A canadense Alice Munro é a rainha da narrativa breve. Não à toa, ela foi a primeira escritora dedicada exclusivamente a esse gênero a conquistar o Prêmio Nobel de Literatura, em 2013. A precisão de sua linguagem e a construção de ótimos personagens, em sua maioria figuras femininas, garantem aos seus contos a profundidade de grandes romances.
Amiga de Juventude (Globo Livros – Biblioteca Azul, 303 páginas) reúne dez narrativas publicadas em 1990. Nessas breves histórias, ela dá vida a mulheres cujas personalidades, em algum momento, entram em choque com seu meio social, desencadeando instantes de liberdade tão fugazes quanto decisivos
O destino dessas personagens é nebuloso, sempre nas entrelinhas, e é justamente essa condição que torna as histórias ainda mais envolventes. O leitor se deixa levar pela busca, às vezes inconsciente, empreendida por essas mulheres, e acaba em tramas marcadas por paixão, violência ou fantasmas da memória.

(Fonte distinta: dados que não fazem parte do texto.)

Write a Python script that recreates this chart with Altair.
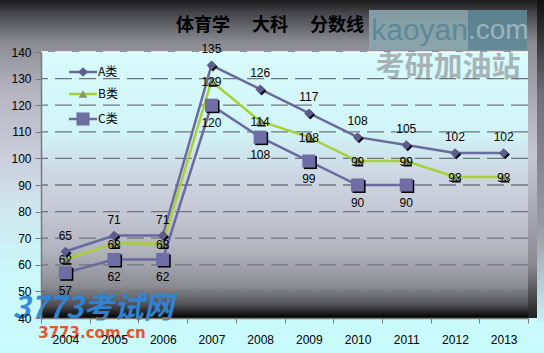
import altair as alt
import pandas as pd

# ---------------- data ----------------
years = ["2004", "2005", "2006", "2007", "2008", "2009", "2010", "2011", "2012", "2013"]
a_vals = [65, 71, 71, 135, 126, 117, 108, 105, 102, 102]
b_vals = [62, 68, 68, 129, 114, 108, 99, 99, 93, 93]
c_vals = [57, 62, 62, 120, 108, 99, 90, 90]
series_names = ["A类", "B类", "C类"]
grid_values = [50, 60, 70, 80, 90, 100, 110, 120, 130]
y_ticks = [40, 50, 60, 70, 80, 90, 100, 110, 120, 130, 140]
title_text = "体育学　 大科　 分数线"

rows = []
for name, vals in zip(series_names, [a_vals, b_vals, c_vals]):
    for yr, v in zip(years, vals):
        rows.append({"year": yr, "value": v, "series": name})
df = pd.DataFrame(rows)
one = pd.DataFrame({"k": [0]})

W, H = 487, 266
PAD = {"left": 41, "top": 52, "right": 16, "bottom": 35}
FONT = "Liberation Sans"

xscale = alt.Scale(domain=years, paddingInner=0, paddingOuter=0)
yscale = alt.Scale(domain=[40, 140], nice=False, zero=False)
xaxis = alt.Axis(title=None, tickBand="extent", labelAngle=0, labelFont=FONT, labelFontSize=12,
                 labelColor="black", labelPadding=11, tickSize=5, tickColor="#7a7a7a",
                 domainColor="#7a7a7a", domainWidth=1.5, grid=False, zindex=1)
yaxis = alt.Axis(title=None, values=y_ticks, labelFont=FONT, labelFontSize=12, labelColor="black",
                 labelPadding=4, tickSize=6, tickColor="#7a7a7a", domainColor="#7a7a7a",
                 domainWidth=1.5, grid=False, zindex=1)
X = alt.X("year:O", scale=xscale, axis=xaxis)
Y = alt.Y("value:Q", scale=yscale, axis=yaxis)


def grad(stops):
    return alt.Gradient(gradient="linear", x1=0, x2=0, y1=0, y2=1,
                        stops=[alt.GradientStop(offset=o, color=c) for o, c in stops])


layers = []
# whole-chart background
layers.append(alt.Chart(one).mark_rect(color=grad([
    (0.0, "#1c1c1c"), (0.04, "#48484e"), (0.12, "#8a8a92"), (0.25, "#b4b4c0"),
    (0.42, "#c8cad8"), (0.6, "#d0e8f0"), (0.75, "#cbf6f9"), (1.0, "#c8fafc")])).encode(
    x=alt.value(-41), x2=alt.value(503), y=alt.value(-52), y2=alt.value(301)))
# right wall strip
layers.append(alt.Chart(one).mark_rect(color=grad([
    (0.0, "#8e8e96"), (0.4, "#c8c8d0"), (0.8, "#8a8a92"), (1.0, "#202020")])).encode(
    x=alt.value(W), x2=alt.value(W + 9), y=alt.value(-4), y2=alt.value(H)))
layers.append(alt.Chart(one).mark_rect(color=grad([
    (0.0, "#101010"), (0.3, "#707078"), (0.7, "#9a9aa2"), (1.0, "#c8f0f4")])).encode(
    x=alt.value(W + 9), x2=alt.value(503), y=alt.value(-52), y2=alt.value(H + 4)))
# plot area background
layers.append(alt.Chart(one).mark_rect(color=grad([
    (0.0, "#d8fcfd"), (0.3, "#d0f4f8"), (0.45, "#cdd8e4"), (0.6, "#c4c8d4"),
    (0.75, "#b0b2bc"), (0.88, "#8c8c94"), (0.95, "#505054"), (1.0, "#000000")])).encode(
    x=alt.value(0), x2=alt.value(W), y=alt.value(0), y2=alt.value(H)))

# watermarks (top right)
layers.append(alt.Chart(one).mark_rect(color="#8aa6ae", opacity=0.9).encode(
    x=alt.value(328), x2=alt.value(427), y=alt.value(-42), y2=alt.value(-2)))
layers.append(alt.Chart(one).mark_rect(color="#5e8898", opacity=0.9).encode(
    x=alt.value(427), x2=alt.value(486), y=alt.value(-42), y2=alt.value(-2)))
layers.append(alt.Chart(one).mark_text(text="kaoyan", font=FONT, fontSize=30, color="#5e8898",
                                       align="right", baseline="middle").encode(
    x=alt.value(427), y=alt.value(-21)))
layers.append(alt.Chart(one).mark_text(text=".com", font=FONT, fontSize=28, color="#9ab4bc",
                                       align="left", baseline="middle").encode(
    x=alt.value(427), y=alt.value(-21)))
layers.append(alt.Chart(one).mark_text(text="考研加油站", font="Noto Sans CJK SC", fontWeight="bold",
                                       fontSize=29, color="#9ea8ac", opacity=0.85, align="center",
                                       baseline="middle").encode(
    x=alt.value(407), y=alt.value(16)))

# grid lines
layers.append(alt.Chart(pd.DataFrame({"value": grid_values})).mark_rule(
    strokeDash=[17, 7], color="#6f757c", strokeWidth=1.3).encode(y=Y))
layers.append(alt.Chart(pd.DataFrame({"value": [140]})).mark_rule(
    strokeDash=[17, 7], color="#ffffff", strokeWidth=1.5).encode(y=Y))

styles = {
    "A类": dict(line="#6a6a9e", fill="#5c5c8e", shape="diamond", size=90, dy=-16),
    "B类": dict(line="#a8d038", fill="#8c9470", shape="triangle-up", size=80, dy=1),
    "C类": dict(line="#6a6a9e", fill="#6e6ea4", shape="square", size=170, dy=18),
}

base = alt.Chart(df)
for name in series_names:
    s = styles[name]
    sub = base.transform_filter(alt.datum.series == name)
    layers.append(sub.mark_line(color=s["line"], strokeWidth=2.5).encode(x=X, y=Y))
for name in series_names:
    s = styles[name]
    sub = base.transform_filter(alt.datum.series == name)
    layers.append(sub.mark_point(shape=s["shape"], size=s["size"], filled=True, opacity=1,
                                 color="#000000", xOffset=1.5, yOffset=1.5).encode(x=X, y=Y))
    layers.append(sub.mark_point(shape=s["shape"], size=s["size"], filled=True, opacity=1,
                                 color=s["fill"]).encode(x=X, y=Y))
for name in series_names:
    s = styles[name]
    sub = base.transform_filter(alt.datum.series == name)
    layers.append(sub.mark_text(font=FONT, fontSize=12, color="black", dy=s["dy"]).encode(
        x=X, y=Y, text="value:Q"))

# 3773 watermark (bottom left)
layers.append(alt.Chart(one).mark_text(text="3773考试网", font="Noto Sans CJK SC", fontWeight="bold",
                                       fontStyle="italic", fontSize=30, color="#2f86d8", opacity=0.95,
                                       align="center", baseline="middle").encode(
    x=alt.value(52), y=alt.value(257)))
layers.append(alt.Chart(one).mark_text(text="3773.com.cn", font="DejaVu Sans", fontWeight="bold",
                                       fontSize=15, color="#e8542c", align="center", baseline="middle").encode(
    x=alt.value(51), y=alt.value(281)))

# legend
legend_y = [20, 42, 67]
for name, ly in zip(series_names, legend_y):
    s = styles[name]
    layers.append(alt.Chart(one).mark_rule(color=s["line"], strokeWidth=2.5).encode(
        x=alt.value(28), x2=alt.value(56), y=alt.value(ly)))
    layers.append(alt.Chart(one).mark_point(shape=s["shape"], size=s["size"], filled=True, opacity=1,
                                            color=s["fill"]).encode(x=alt.value(42), y=alt.value(ly)))
    layers.append(alt.Chart(one).mark_text(text=name, font="Noto Sans CJK SC", fontSize=12, color="black",
                                           align="left", baseline="middle").encode(
        x=alt.value(57), y=alt.value(ly)))

# title
layers.append(alt.Chart(one).mark_text(text=title_text, font="Noto Sans CJK SC", fontWeight="bold",
                                       fontSize=18, color="black", align="center", baseline="middle").encode(
    x=alt.value(229), y=alt.value(-26)))

chart = alt.layer(*layers).properties(
    width=W, height=H, padding=PAD, autosize=alt.AutoSizeParams(type="none"),
    background="#c8fafc",
).configure_view(stroke=None)

chart.save("out.html", embed_options={"renderer": "svg", "actions": False})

Munro sabe trabalhar muito bem a tensão do elemento surpresa. Embora sua escrita tenha um ritmo sereno, quem já conhece a obra da autora não se deixa enganar pela calmaria e logo enxerga a reviravolta à espreita.
Isso acontece porque Munro sabe, como poucos, dissecar seus personagens. No começo dos contos, ela se mantém a uma distância segura, mas, ao final, já estão todos mergulhados em intimidades escancaradas e tramas intrincadas.
Bárbara, do conto Laranjas e Maçãs, é um ótimo exemplo desse estilo de narrativa ascendente de Munro. À primeira vista, ela parece uma pessoa comum, com uma vida comum, que se deixa levar por padrões impostos pelo seu meio social. De repente, o leitor é surpreendido por uma descrição genial como esta, que mostra uma mulher longe do perfil passivo:
Mas quando as pessoas descobrem o quanto ela já leu, e o fato de ela não ter feito faculdade, elas às vezes sugerem que ela devia fazer isso, obter um diploma.
(…) A lista de coisas que Bárbara não quer fazer é maior que o seu braço. Parece que ela só quer fazer o que já faz – ler, sair para passear, comer e beber com prazer, tolerar alguma companhia. E a menos que as pessoas saibam valorizar isso nela – suas ausências, sua indolência robusta (ela tem um ar indolente mesmo quando cozinha um excelente jantar para trinta pessoas) –, elas logo deixam de fazer parte da companhia que ela acha tolerável.
Na coletânea Amiga de Juventude, fica claro também o olhar crítico de Munro sobre a condição feminina na sociedade. São várias as críticas, às vezes sutis, às vezes diretas, ao papel reservado à mulher:
Ela disse ao médico que sentia os globos oculares secos feito vidro quente, e que suas juntas doíam. Ele disse: “Não leia muito, não estude. É melhor a senhorita se exercitar, usar o trabalho de casa pra gastar energia, pra dar aquele cansaço bom”. Ele crê que os achaques dela acabariam se ela se casasse. Ele crê nisso embora a maior parte dos remédios para nervos seja usada por mulheres casadas.
Outro ponto característico de Munro é usar a memória como fio condutor de suas histórias. Seus contos são verdadeiros quebra-cabeças, em que nem sempre se chega a um desenho final, completo. Mas isso pouco importa, porque a grande beleza da sua escrita está em redescobrir as peças que o tempo apagou:
As pessoas são curiosas. Algumas são. Elas são levadas a descobrir coisas, mesmo coisas triviais. Elas juntarão os fatos. Você vê essas pessoas andando por aí com blocos de notas, raspando a terra de lápides, lendo microfilmes, na esperança de ver esse pequeno gotejar de tempo, de fazer uma conexão, de resgatar uma coisa no entulho.
Os contos de Munro fazem exatamente esse processo: jogam luz sobre o “pequeno gotejar de tempo” e resgatam histórias do entulho. Mas não são quaisquer histórias. São histórias simbólicas que, por mais que estejam geograficamente e temporalmente distantes, guardam algum tipo de conexão com a realidade do leitor.